Short exercise: Give an exact transcription of every line, dropping the images.

Available data:
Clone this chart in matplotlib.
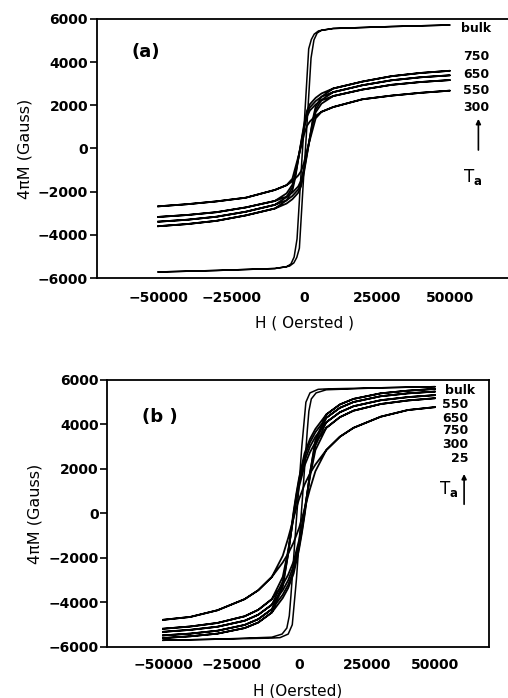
#!/usr/bin/env python

"""Hysteresis loops 4piM vs H for bulk and annealed films, panels (a) and (b)."""

import numpy
import matplotlib
matplotlib.use("Agg")
import matplotlib.pyplot as plt

# ---- data (ascending branch, H in Oe, 4piM in Gauss)
# the descending branch is the point reflection of the ascending one

# panel (a)
h_bulk_a = [-50000, -30000, -10000, -5000, -3500, -2500, -1600, 0, 500,
            1500, 2400, 3400, 4500, 6000, 10000, 30000, 50000]
m_bulk_a = [-5720, -5650, -5560, -5450, -5300, -5050, -4620, -1000, 0,
            2200, 4190, 5030, 5350, 5480, 5560, 5650, 5720]

h_a = [-50000, -40000, -30000, -20000, -10000, -6000, -4000, -2000, -1000, 0,
       1000, 2000, 3000, 4000, 6000, 10000, 20000, 30000, 40000, 50000]
m_a_750 = [-3600, -3500, -3350, -3100, -2780, -2550, -2350, -2050, -1750, -1100,
           -300, 500, 1350, 1950, 2400, 2780, 3100, 3350, 3500, 3600]
m_a_650 = [-3390, -3300, -3160, -2930, -2610, -2400, -2200, -1900, -1600, -1000,
           -250, 500, 1250, 1800, 2250, 2610, 2930, 3160, 3300, 3390]
m_a_550 = [-3170, -3080, -2950, -2730, -2430, -2230, -2040, -1760, -1480, -900,
           -200, 480, 1150, 1680, 2080, 2430, 2730, 2950, 3080, 3170]
m_a_300 = [-2680, -2580, -2450, -2280, -1920, -1700, -1520, -1250, -1050, -650,
           -100, 400, 900, 1400, 1700, 1920, 2280, 2450, 2580, 2680]
labels_a = ["bulk", "750", "650", "550", "300"]
label_m_a = [5540, 4240, 3450, 2710, 1920]

# panel (b)
h_bulk_b = [-50000, -30000, -10000, -7000, -4000, -2500, -1000, 0, 1000,
            2000, 3000, 3600, 4500, 6250, 10000, 30000, 50000]
m_bulk_b = [-5700, -5650, -5600, -5580, -5420, -5000, -3000, -1300, 300,
            2000, 3700, 4600, 5150, 5420, 5560, 5650, 5700]

h_b = [-50000, -40000, -30000, -20000, -15000, -10000, -6000, -4000, -2000, 0,
       1000, 2000, 3000, 4000, 6000, 10000, 15000, 20000, 30000, 40000, 50000]
m_b_550 = [-5600, -5520, -5400, -5150, -4900, -4450, -3800, -3350, -2700, -1600,
           -900, -100, 800, 1800, 3300, 4450, 4900, 5150, 5400, 5520, 5600]
m_b_650 = [-5480, -5400, -5270, -5010, -4750, -4300, -3650, -3200, -2550, -1500,
           -800, 0, 900, 1800, 3200, 4300, 4750, 5010, 5270, 5400, 5480]
m_b_750 = [-5320, -5230, -5090, -4820, -4550, -4100, -3450, -3000, -2350, -1350,
           -700, 50, 900, 1750, 3050, 4100, 4550, 4820, 5090, 5230, 5320]
m_b_300 = [-5180, -5080, -4920, -4620, -4330, -3850, -3200, -2750, -2150, -1200,
           -550, 150, 900, 1650, 2850, 3850, 4330, 4620, 4920, 5080, 5180]
m_b_25 = [-4780, -4650, -4350, -3850, -3450, -2850, -2200, -1800, -1300, -650,
          -250, 200, 650, 1100, 1900, 2850, 3450, 3850, 4350, 4650, 4780]
labels_b = ["bulk", "550", "650", "750", "300", "25"]
label_m_b = [5510, 4920, 4290, 3750, 3120, 2450]

xticks = [-50000, -25000, 0, 25000, 50000]
yticks = [-6000, -4000, -2000, 0, 2000, 4000, 6000]


def loop(h, m):
    """Close the loop: ascending branch then the reflected descending one."""
    h = numpy.asarray(h, dtype=float)
    m = numpy.asarray(m, dtype=float)
    return numpy.concatenate([h, -h]), numpy.concatenate([m, -m])


def style_axes(axes, xlabel, xlim, xpad, ypad):
    axes.set_xlim(*xlim)
    axes.set_ylim(-6000, 6000)
    axes.set_xticks(xticks)
    axes.set_yticks(yticks)
    axes.tick_params(axis='x', length=0, pad=xpad)
    axes.tick_params(axis='y', direction='out', length=5, width=1.2, pad=ypad)
    for label in axes.get_xticklabels() + axes.get_yticklabels():
        label.set_fontweight('bold')
        label.set_fontsize(10)
    for spine in axes.spines.values():
        spine.set_linewidth(1.3)
    axes.set_xlabel(xlabel, fontsize=11, labelpad=8)
    axes.set_ylabel("4\u03c0M (Gauss)", fontsize=11.5, labelpad=4)


fig = plt.figure(figsize=(5.08, 6.98), dpi=100)

# ---- panel (a)
ax_a = fig.add_axes([0.191, 0.6017, 0.815, 0.3711])
x, y = loop(h_bulk_a, m_bulk_a)
ax_a.plot(x, y, color='black', lw=1.1)
for m in [m_a_750, m_a_650, m_a_550, m_a_300]:
    x, y = loop(h_a, m)
    ax_a.plot(x, y, color='black', lw=1.3)
style_axes(ax_a, "H ( Oersted )", (-71000, 71000), 9, 1.5)
ax_a.text(-54300, 4470, "(a)", fontsize=13, fontweight='bold',
          ha='center', va='center')
for label, m in zip(labels_a, label_m_a):
    ax_a.text(59000, m, label, fontsize=9, fontweight='bold',
              ha='center', va='center')
ax_a.annotate('', xy=(59800, 1500), xytext=(59800, -200),
              arrowprops=dict(arrowstyle='-|>', lw=1.2, color='black',
                              mutation_scale=7))
ax_a.text(58000, -1300, r"T$_\mathbf{a}$", fontsize=12,
          ha='center', va='center')

# ---- panel (b)
ax_b = fig.add_axes([0.2106, 0.0731, 0.752, 0.3825])
x, y = loop(h_bulk_b, m_bulk_b)
ax_b.plot(x, y, color='black', lw=1.1)
for m in [m_b_550, m_b_650, m_b_750, m_b_300, m_b_25]:
    x, y = loop(h_b, m)
    ax_b.plot(x, y, color='black', lw=1.3)
style_axes(ax_b, "H (Oersted)", (-70600, 69800), 8, 1)
ax_b.text(-51100, 4340, "(b )", fontsize=13, fontweight='bold',
          ha='center', va='center')
ax_b.text(64700, label_m_b[0], labels_b[0], fontsize=9, fontweight='bold',
          ha='right', va='center')
for label, m in zip(labels_b[1:], label_m_b[1:]):
    ax_b.text(62100, m, label, fontsize=9, fontweight='bold',
              ha='right', va='center')
ax_b.annotate('', xy=(60650, 1900), xytext=(60650, 290),
              arrowprops=dict(arrowstyle='-|>', lw=1.2, color='black',
                              mutation_scale=7))
ax_b.text(54800, 1100, r"T$_\mathbf{a}$", fontsize=12,
          ha='center', va='center')

fig.savefig("out.png", dpi=100)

Written response:
Clone this chart in matplotlib.
#!/usr/bin/env python

"""Hysteresis loops 4piM vs H for bulk and annealed films, panels (a) and (b)."""

import numpy
import matplotlib
matplotlib.use("Agg")
import matplotlib.pyplot as plt

# ---- data (ascending branch, H in Oe, 4piM in Gauss)
# the descending branch is the point reflection of the ascending one

# panel (a)
h_bulk_a = [-50000, -30000, -10000, -5000, -3500, -2500, -1600, 0, 500,
            1500, 2400, 3400, 4500, 6000, 10000, 30000, 50000]
m_bulk_a = [-5720, -5650, -5560, -5450, -5300, -5050, -4620, -1000, 0,
            2200, 4190, 5030, 5350, 5480, 5560, 5650, 5720]

h_a = [-50000, -40000, -30000, -20000, -10000, -6000, -4000, -2000, -1000, 0,
       1000, 2000, 3000, 4000, 6000, 10000, 20000, 30000, 40000, 50000]
m_a_750 = [-3600, -3500, -3350, -3100, -2780, -2550, -2350, -2050, -1750, -1100,
           -300, 500, 1350, 1950, 2400, 2780, 3100, 3350, 3500, 3600]
m_a_650 = [-3390, -3300, -3160, -2930, -2610, -2400, -2200, -1900, -1600, -1000,
           -250, 500, 1250, 1800, 2250, 2610, 2930, 3160, 3300, 3390]
m_a_550 = [-3170, -3080, -2950, -2730, -2430, -2230, -2040, -1760, -1480, -900,
           -200, 480, 1150, 1680, 2080, 2430, 2730, 2950, 3080, 3170]
m_a_300 = [-2680, -2580, -2450, -2280, -1920, -1700, -1520, -1250, -1050, -650,
           -100, 400, 900, 1400, 1700, 1920, 2280, 2450, 2580, 2680]
labels_a = ["bulk", "750", "650", "550", "300"]
label_m_a = [5540, 4240, 3450, 2710, 1920]

# panel (b)
h_bulk_b = [-50000, -30000, -10000, -7000, -4000, -2500, -1000, 0, 1000,
            2000, 3000, 3600, 4500, 6250, 10000, 30000, 50000]
m_bulk_b = [-5700, -5650, -5600, -5580, -5420, -5000, -3000, -1300, 300,
            2000, 3700, 4600, 5150, 5420, 5560, 5650, 5700]

h_b = [-50000, -40000, -30000, -20000, -15000, -10000, -6000, -4000, -2000, 0,
       1000, 2000, 3000, 4000, 6000, 10000, 15000, 20000, 30000, 40000, 50000]
m_b_550 = [-5600, -5520, -5400, -5150, -4900, -4450, -3800, -3350, -2700, -1600,
           -900, -100, 800, 1800, 3300, 4450, 4900, 5150, 5400, 5520, 5600]
m_b_650 = [-5480, -5400, -5270, -5010, -4750, -4300, -3650, -3200, -2550, -1500,
           -800, 0, 900, 1800, 3200, 4300, 4750, 5010, 5270, 5400, 5480]
m_b_750 = [-5320, -5230, -5090, -4820, -4550, -4100, -3450, -3000, -2350, -1350,
           -700, 50, 900, 1750, 3050, 4100, 4550, 4820, 5090, 5230, 5320]
m_b_300 = [-5180, -5080, -4920, -4620, -4330, -3850, -3200, -2750, -2150, -1200,
           -550, 150, 900, 1650, 2850, 3850, 4330, 4620, 4920, 5080, 5180]
m_b_25 = [-4780, -4650, -4350, -3850, -3450, -2850, -2200, -1800, -1300, -650,
          -250, 200, 650, 1100, 1900, 2850, 3450, 3850, 4350, 4650, 4780]
labels_b = ["bulk", "550", "650", "750", "300", "25"]
label_m_b = [5510, 4920, 4290, 3750, 3120, 2450]

xticks = [-50000, -25000, 0, 25000, 50000]
yticks = [-6000, -4000, -2000, 0, 2000, 4000, 6000]


def loop(h, m):
    """Close the loop: ascending branch then the reflected descending one."""
    h = numpy.asarray(h, dtype=float)
    m = numpy.asarray(m, dtype=float)
    return numpy.concatenate([h, -h]), numpy.concatenate([m, -m])


def style_axes(axes, xlabel, xlim, xpad, ypad):
    axes.set_xlim(*xlim)
    axes.set_ylim(-6000, 6000)
    axes.set_xticks(xticks)
    axes.set_yticks(yticks)
    axes.tick_params(axis='x', length=0, pad=xpad)
    axes.tick_params(axis='y', direction='out', length=5, width=1.2, pad=ypad)
    for label in axes.get_xticklabels() + axes.get_yticklabels():
        label.set_fontweight('bold')
        label.set_fontsize(10)
    for spine in axes.spines.values():
        spine.set_linewidth(1.3)
    axes.set_xlabel(xlabel, fontsize=11, labelpad=8)
    axes.set_ylabel("4\u03c0M (Gauss)", fontsize=11.5, labelpad=4)


fig = plt.figure(figsize=(5.08, 6.98), dpi=100)

# ---- panel (a)
ax_a = fig.add_axes([0.191, 0.6017, 0.815, 0.3711])
x, y = loop(h_bulk_a, m_bulk_a)
ax_a.plot(x, y, color='black', lw=1.1)
for m in [m_a_750, m_a_650, m_a_550, m_a_300]:
    x, y = loop(h_a, m)
    ax_a.plot(x, y, color='black', lw=1.3)
style_axes(ax_a, "H ( Oersted )", (-71000, 71000), 9, 1.5)
ax_a.text(-54300, 4470, "(a)", fontsize=13, fontweight='bold',
          ha='center', va='center')
for label, m in zip(labels_a, label_m_a):
    ax_a.text(59000, m, label, fontsize=9, fontweight='bold',
              ha='center', va='center')
ax_a.annotate('', xy=(59800, 1500), xytext=(59800, -200),
              arrowprops=dict(arrowstyle='-|>', lw=1.2, color='black',
                              mutation_scale=7))
ax_a.text(58000, -1300, r"T$_\mathbf{a}$", fontsize=12,
          ha='center', va='center')

# ---- panel (b)
ax_b = fig.add_axes([0.2106, 0.0731, 0.752, 0.3825])
x, y = loop(h_bulk_b, m_bulk_b)
ax_b.plot(x, y, color='black', lw=1.1)
for m in [m_b_550, m_b_650, m_b_750, m_b_300, m_b_25]:
    x, y = loop(h_b, m)
    ax_b.plot(x, y, color='black', lw=1.3)
style_axes(ax_b, "H (Oersted)", (-70600, 69800), 8, 1)
ax_b.text(-51100, 4340, "(b )", fontsize=13, fontweight='bold',
          ha='center', va='center')
ax_b.text(64700, label_m_b[0], labels_b[0], fontsize=9, fontweight='bold',
          ha='right', va='center')
for label, m in zip(labels_b[1:], label_m_b[1:]):
    ax_b.text(62100, m, label, fontsize=9, fontweight='bold',
              ha='right', va='center')
ax_b.annotate('', xy=(60650, 1900), xytext=(60650, 290),
              arrowprops=dict(arrowstyle='-|>', lw=1.2, color='black',
                              mutation_scale=7))
ax_b.text(54800, 1100, r"T$_\mathbf{a}$", fontsize=12,
          ha='center', va='center')

fig.savefig("out.png", dpi=100)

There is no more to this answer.